For my money, SZamla incarnation number two was their prime. Zamla is the same line up as Samla, except Eino Haapala had replaced Coste Apetrea at the guitar spot (and later Bruniusson would be augmented and then left, replaced by drummer extraordinaire Vilgot Hansson). This Swedish quartet/quintet were practically spilling over with invention, in fact it seems that the abundance of talent and egos is partially what created such amazing tension which led to the transformation to Zamla and then Von Zamla.

For Aldre Nybeggenare/Schlagerns Mystik are two linked yet separate albums of incredibly dense fusion that is often described as Rock In Opposition. If you aren't into the experimental side of progressive (like Henry Cow, The Muffins, Picchio Dal Pozzo, Univers Zero, Etron Fou etc.) then I wouldn't recommend this CD, but if those bands are part of your listening reportoire, then this one is likely to appeal greatly. The double album is extremely diverse, in fact too much to talk about here, as it goes from weird folk ditties to ripping and uncompromising RIO fusion to improvisation in the fascinating way that only Samla could do.

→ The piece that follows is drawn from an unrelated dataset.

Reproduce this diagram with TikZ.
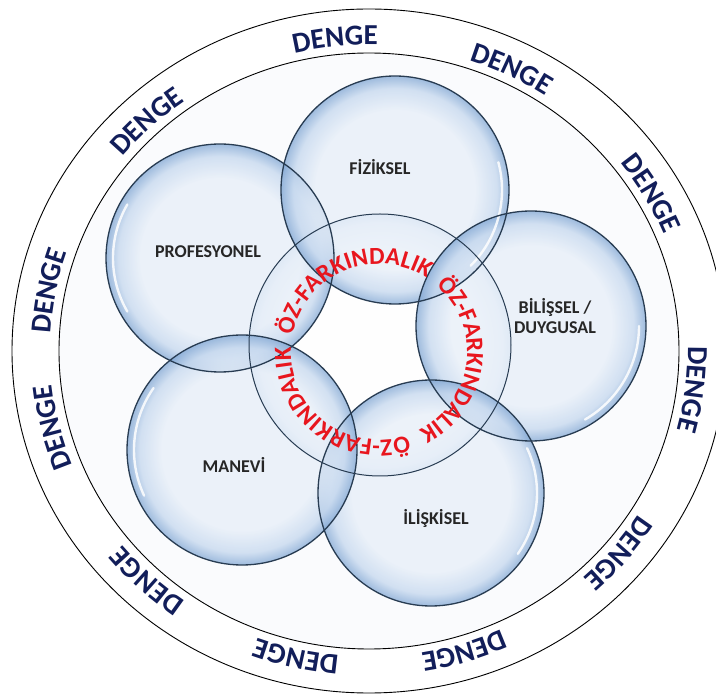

The only difference is that the improvisations and more traditional moments both take up a CD each rather than being integrated fully into the whole album.

Familesprickor is an utter classic and among my favorites in this genre. A brilliant music that eludes description, it fuses rock, jazz, folk, avant-garde, polkas and any other disparate forms of music they could dig up into a distinct whole. It's probably much more accessible (relatively speaking of course) than most of their work, so is certainly the one to start with for those with interest in exploring this fascinating "genre" of music. Every song is a gem and as the album is designed to flow as a whole it almost seems like two side long tracks. This is probably the most symphonically styled of their albums and I can't enthuse enough, especially in the way that Lars Hollmer integrates accordion so tastefully. Highly recommended, both of 'em.

(Originally published in Exposé #3, p. 17-18, Edited for Gnosis 1/15/01)

Sjef Oellers 15-Jan-2001 Zamlas Mammaz Manna - For Aldre Nybegynnare/Schlagerns Mystik (For Older Beginners/The Mystery of Popular Music)

For me, For Older Beginners/The Mystery of Popular Music is the band's least appealing album. As part of the title ironically suggests, they rework the mystique of European entertainment and folk music. The stronger presence of elements of traditional European music makes For Older Beginners... sound more like a Lars Hollmer solo album. Accordion is featured quite prominently. If you like the "circus" music aspect of the band, then definitely try this album. Personally I am not a big fan of the types of folk/entertainment music they try to give the Samlas Mammas Manna treatment on this album. A disappointing and rather dreary album.

Sjef Oellers 15-Jan-2001 Zamla Mammaz Manna - Familesprickor (aka Family Cracks)

"Family Cracks" might be the band's most gloomy album. Remarkable is the fusiony or even symphonic touch of some tracks like "Ventilation Calculation," "The Farmhand," or parts of "The Forge". Other tracks like "The Thrall" are darker, experimental and occasionally free form in nature, which may remind one a little of Univers Zero or Henry Cow. The rather dark atmosphere is enhanced by mechanical, percussive sounds (a bit like hammering on steel) on the first tracks. As always the music is diverse and inventive, but this album might be a bit more difficult to get into than their others. Nevertheless, an excellent and highly recommended album.